Ann O’aro

Zutique x La Vapeur,
mercredi 15 mars 2023

par | 21 Mar 2023 | concerts, articles

Ann o'aro

Dans le souffle d’Ann O’aro, on entend le roulement permanent. Les instruments ne sont que le prolongement de nos voix : sur scène, les musiciens du trio respirent le même air, au même moment. Un récit, celui de l’expérience qui se déplie au son d’un paysage textuel sensible mais brumeux, pour nous autres. Les mots transcendent sur leur passage, sublimés par le trombone qui s’entrelace dans la voix de la poétesse. Et toujours ce roulement sans fin, d’une histoire qui se répète. Simon Frith disait que nous aimions la voix avant le sens. Exemple concret.

Ann O'aro

Aux hommes de boue, les femmes debout. Ann O’aro est de celles-ci. Magistrale, radicale et frontale.
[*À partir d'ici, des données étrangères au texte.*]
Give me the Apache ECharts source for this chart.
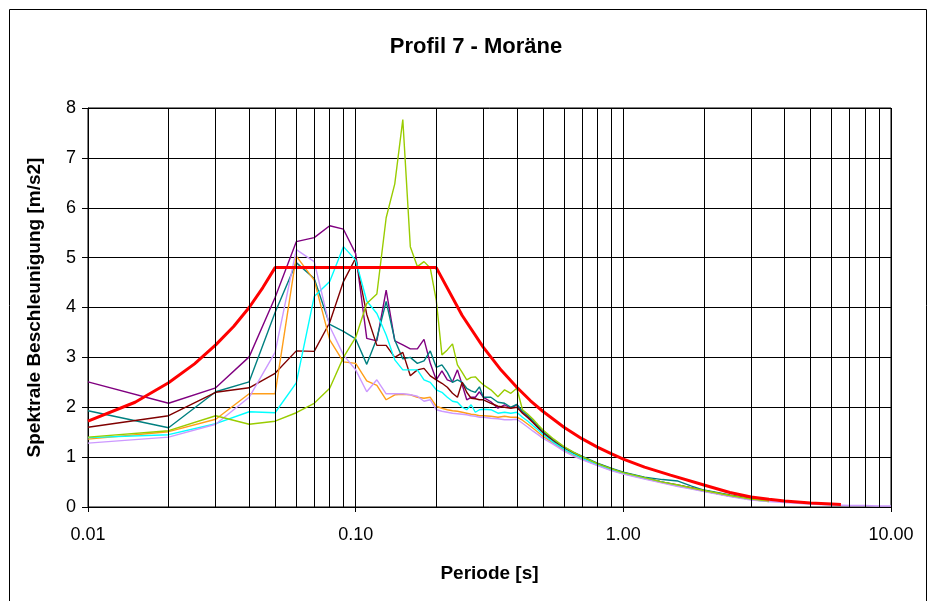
<!DOCTYPE html>
<html>
<head>
<meta charset="utf-8">
<title>Profil 7 - Moräne</title>
<script src="https://cdn.jsdelivr.net/npm/echarts@6/dist/echarts.min.js"></script>
<style>
  html, body { margin: 0; padding: 0; background: #fff; }
  #chart { width: 931px; height: 601px; }
</style>
</head>
<body>
<div id="chart"></div>
<script>
// Periods [s] shared by the measured response spectra
const periods = [
  0.01, 0.02, 0.03, 0.04, 0.05, 0.06, 0.07, 0.08, 0.09, 0.10,
  0.11, 0.12, 0.13, 0.14, 0.15, 0.16, 0.17, 0.18, 0.19, 0.20,
  0.21, 0.22, 0.23, 0.24, 0.25, 0.26, 0.27, 0.28, 0.29, 0.30,
  0.32, 0.34, 0.36, 0.38, 0.40, 0.42, 0.44, 0.46, 0.48, 0.50,
  0.55, 0.60, 0.65, 0.70, 0.80, 0.90, 1.00, 1.20, 1.40, 1.60,
  1.80, 2.00, 2.50, 3.00, 3.50, 4.00, 5.00, 6.00, 7.00, 8.00,
  9.00, 10.00
];

// Spectral acceleration [m/s2], one array per record (null = no value)
const sPurple = [
  2.51, 2.08, 2.39, 3.01, 4.20, 5.32, 5.40, 5.64, 5.57, 5.08,
  3.38, 3.33, 4.35, 3.33, 3.25, 3.17, 3.17, 3.36, 2.88, 2.55,
  2.73, 2.55, 2.51, 2.75, 2.45, 2.15, 2.20, 2.20, 2.31, 2.20,
  2.11, 1.98, 2.05, 1.98, 2.05, 1.90, 1.80, 1.70, 1.60, 1.50,
  1.32, 1.18, 1.08, 1.00, 0.87, 0.77, 0.69, 0.59, 0.50, 0.44,
  0.38, 0.33, 0.23, 0.16, 0.12, null, null, null, null, null,
  null, null
];
const sTeal = [
  1.93, 1.59, 2.31, 2.51, 3.90, 4.90, 4.58, 3.66, 3.52, 3.37,
  2.86, 3.38, 4.12, 3.35, 2.97, 3.00, 2.88, 2.93, 3.13, 2.80,
  2.85, 2.70, 2.50, 2.55, 2.50, 2.38, 2.33, 2.30, 2.41, 2.20,
  2.20, 2.10, 2.08, 2.00, 2.06, 1.92, 1.83, 1.73, 1.62, 1.52,
  1.34, 1.20, 1.10, 1.02, 0.88, 0.78, 0.70, 0.60, 0.55, 0.52,
  0.42, 0.34, 0.24, 0.17, 0.12, null, null, null, null, null,
  null, null
];
const sDarkRed = [
  1.60, 1.83, 2.30, 2.39, 2.68, 3.13, 3.12, 3.70, 4.52, 4.99,
  3.86, 3.24, 3.24, 3.00, 3.10, 2.63, 2.75, 2.78, 2.63, 2.55,
  2.48, 2.40, 2.28, 2.20, 2.50, 2.30, 2.18, 2.17, 2.15, 2.15,
  2.08, 2.02, 2.00, 1.98, 2.00, 1.88, 1.79, 1.69, 1.59, 1.49,
  1.31, 1.17, 1.07, 0.99, 0.86, 0.76, 0.68, 0.58, 0.50, 0.43,
  0.38, 0.32, 0.22, 0.16, 0.12, null, null, null, null, null,
  null, null
];
const sOrange = [
  1.36, 1.51, 1.76, 2.27, 2.27, 5.03, 4.55, 3.35, 2.91, 2.88,
  2.53, 2.44, 2.15, 2.25, 2.26, 2.25, 2.20, 2.18, 2.20, 2.02,
  1.98, 1.95, 1.93, 1.92, 1.90, 1.88, 1.86, 1.85, 1.83, 1.83,
  1.82, 1.80, 1.82, 1.80, 1.80, 1.74, 1.66, 1.58, 1.50, 1.42,
  1.27, 1.14, 1.04, 0.96, 0.84, 0.74, 0.67, 0.57, 0.49, 0.42,
  0.37, 0.32, 0.22, 0.15, 0.11, null, null, null, null, null,
  null, null
];
const sCyan = [
  1.39, 1.45, 1.67, 1.91, 1.89, 2.49, 4.22, 4.52, 5.22, 4.95,
  4.13, 3.88, 3.45, 2.95, 2.75, 2.75, 2.75, 2.55, 2.50, 2.35,
  2.30, 2.20, 2.12, 2.10, 2.00, 1.95, 2.05, 1.90, 1.95, 1.96,
  1.95, 1.88, 1.90, 1.88, 1.90, 1.80, 1.72, 1.63, 1.55, 1.46,
  1.29, 1.16, 1.06, 0.98, 0.85, 0.75, 0.68, 0.58, 0.50, 0.43,
  0.37, 0.32, 0.22, 0.15, 0.11, null, null, null, null, null,
  null, null
];
const sLavender = [
  1.28, 1.40, 1.66, 2.20, 3.10, 5.16, 4.92, 3.62, 3.05, 2.75,
  2.31, 2.55, 2.27, 2.27, 2.27, 2.25, 2.22, 2.12, 2.15, 1.95,
  1.92, 1.90, 1.88, 1.87, 1.86, 1.85, 1.83, 1.82, 1.80, 1.80,
  1.78, 1.77, 1.75, 1.75, 1.76, 1.68, 1.60, 1.52, 1.45, 1.38,
  1.25, 1.12, 1.02, 0.95, 0.83, 0.73, 0.66, 0.56, 0.48, 0.41,
  0.36, 0.31, 0.21, 0.14, 0.11, 0.09, 0.06, 0.04, 0.03, 0.03,
  0.02, 0.02
];
const sYellowGreen = [
  1.40, 1.53, 1.83, 1.66, 1.72, 1.89, 2.08, 2.38, 3.00, 3.40,
  4.08, 4.27, 5.80, 6.48, 7.77, 5.22, 4.82, 4.92, 4.79, 4.15,
  3.05, 3.15, 3.27, 2.85, 2.70, 2.55, 2.60, 2.61, 2.52, 2.45,
  2.35, 2.21, 2.35, 2.28, 2.38, 1.95, 1.86, 1.76, 1.65, 1.55,
  1.36, 1.21, 1.10, 1.01, 0.87, 0.77, 0.69, 0.59, 0.50, 0.44,
  0.38, 0.33, 0.23, 0.16, 0.12, null, null, null, null, null,
  null, null
];

// Design spectrum (periods and values)
const designPeriods = [
  0.01, 0.015, 0.02, 0.025, 0.03, 0.035, 0.04, 0.045, 0.05, 0.20,
  0.25, 0.30, 0.35, 0.40, 0.45, 0.50, 0.60, 0.70, 0.80, 0.90,
  1.00, 1.20, 1.50, 2.00, 2.50, 3.00, 3.50, 4.00, 5.00, 6.00, 6.50
];
const designValues = [
  1.72, 2.10, 2.49, 2.87, 3.25, 3.62, 4.00, 4.40, 4.80, 4.80,
  3.84, 3.20, 2.74, 2.40, 2.13, 1.92, 1.60, 1.37, 1.20, 1.07,
  0.96, 0.80, 0.64, 0.44, 0.29, 0.20, 0.155, 0.12, 0.08, 0.06, 0.05
];

// Intermediate log-decade gridlines (2..9 of each decade)
const minorGridPeriods = [
  0.02, 0.03, 0.04, 0.05, 0.06, 0.07, 0.08, 0.09,
  0.2, 0.3, 0.4, 0.5, 0.6, 0.7, 0.8, 0.9,
  2, 3, 4, 5, 6, 7, 8, 9
];

const FONT = "'Liberation Sans', Arial, sans-serif";

function pairs(xs, ys) {
  const out = [];
  for (let i = 0; i < xs.length; i++) {
    if (ys[i] !== null && ys[i] !== undefined) out.push([xs[i], ys[i]]);
  }
  return out;
}

function record(name, values, color) {
  return {
    name: name,
    type: 'line',
    data: pairs(periods, values),
    showSymbol: false,
    symbol: 'none',
    lineStyle: { color: color, width: 1.4 },
    itemStyle: { color: color },
    z: 3,
    silent: true
  };
}

const chart = echarts.init(document.getElementById('chart'), null, { renderer: 'canvas' });

chart.setOption({
  animation: false,
  backgroundColor: '#ffffff',
  title: {
    text: 'Profil 7 - Moräne',
    left: 471,
    top: 31,
    textAlign: 'center',
    textStyle: { fontFamily: FONT, fontSize: 22, fontWeight: 'bold', color: '#000' }
  },
  graphic: [{
    type: 'rect',
    shape: { x: 9.5, y: 9.5, width: 917, height: 620 },
    style: { fill: null, stroke: '#000', lineWidth: 1 },
    silent: true,
    z: -1
  }],
  grid: {
    left: 88, right: 40, top: 108, bottom: 94,
    show: true,
    borderColor: '#000',
    borderWidth: 1
  },
  xAxis: {
    type: 'log',
    logBase: 10,
    min: 0.01,
    max: 10,
    name: 'Periode [s]',
    nameLocation: 'middle',
    nameGap: 57,
    nameTextStyle: { fontFamily: FONT, fontSize: 19, fontWeight: 'bold', color: '#000' },
    axisLine: { show: true, lineStyle: { color: '#000', width: 1 } },
    axisTick: { show: true, length: 5, inside: false, lineStyle: { color: '#000' } },
    axisLabel: {
      margin: 19,
      fontFamily: FONT, fontSize: 18, color: '#000',
      formatter: function (v) { return Number(v).toFixed(2); }
    },
    splitLine: { show: true, lineStyle: { color: '#000', width: 1 } },
    minorTick: { show: false },
    minorSplitLine: { show: false }
  },
  yAxis: {
    type: 'value',
    min: 0,
    max: 8,
    interval: 1,
    name: 'Spektrale Beschleunigung [m/s2]',
    nameLocation: 'middle',
    nameGap: 44,
    nameTextStyle: { fontFamily: FONT, fontSize: 19, fontWeight: 'bold', color: '#000' },
    axisLine: { show: true, lineStyle: { color: '#000', width: 1 } },
    axisTick: { show: true, length: 6, lineStyle: { color: '#000' } },
    axisLabel: { margin: 12, fontFamily: FONT, fontSize: 18, color: '#000' },
    splitLine: { show: true, lineStyle: { color: '#000', width: 1 } }
  },
  series: [
    {
      name: 'grid',
      type: 'line',
      data: [[0.01, null]],
      showSymbol: false,
      silent: true,
      z: 1,
      markLine: {
        silent: true,
        symbol: ['none', 'none'],
        label: { show: false },
        lineStyle: { color: '#000', width: 1, type: 'solid' },
        emphasis: { disabled: true },
        animation: false,
        data: minorGridPeriods.map(function (p) { return { xAxis: p }; })
      }
    },
    record('Record 1', sPurple, '#800080'),
    record('Record 2', sTeal, '#008080'),
    record('Record 3', sDarkRed, '#800000'),
    record('Record 4', sOrange, '#FF9E1A'),
    record('Record 5', sCyan, '#00FFFF'),
    record('Record 6', sLavender, '#CC99FF'),
    record('Record 7', sYellowGreen, '#99CC00'),
    {
      name: 'Bemessungsspektrum',
      type: 'line',
      data: pairs(designPeriods, designValues),
      showSymbol: false,
      symbol: 'none',
      lineStyle: { color: '#FF0000', width: 3 },
      itemStyle: { color: '#FF0000' },
      z: 4,
      silent: true
    }
  ]
});
</script>
</body>
</html>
Sa poésie crue, « je suis l’épave dans ma propre rivière », ne s’embarrasse ni de préceptes, encore moins de principes. Ça vous claque au visage comme une grenade vous emporterait le bras tout entier. Rien qui ne soit source du poème, souvent noir luisant, parfois rouge sang. L’intime s’éclaire d’une langue de feu, les harangues sont incendiaires. Mais si elles viennent vous chercher dans les tréfonds, là où étaient rangées soigneusement deux ou trois trucs oubliés, elles ont l’élégance de vous prendre malgré tout par l’épaule. Soin en est laissé à Teddy Doris, trombone, et Bino Waro, percussions. Moins qu’un écrin, les deux sidemen balise une piste, d’une précision et d’une tendresse redoutables. Celle qui porte Ann O’aro sur la relecture personnelle et magnifique du Maloya réunionnais et de quelques autres bruits du monde.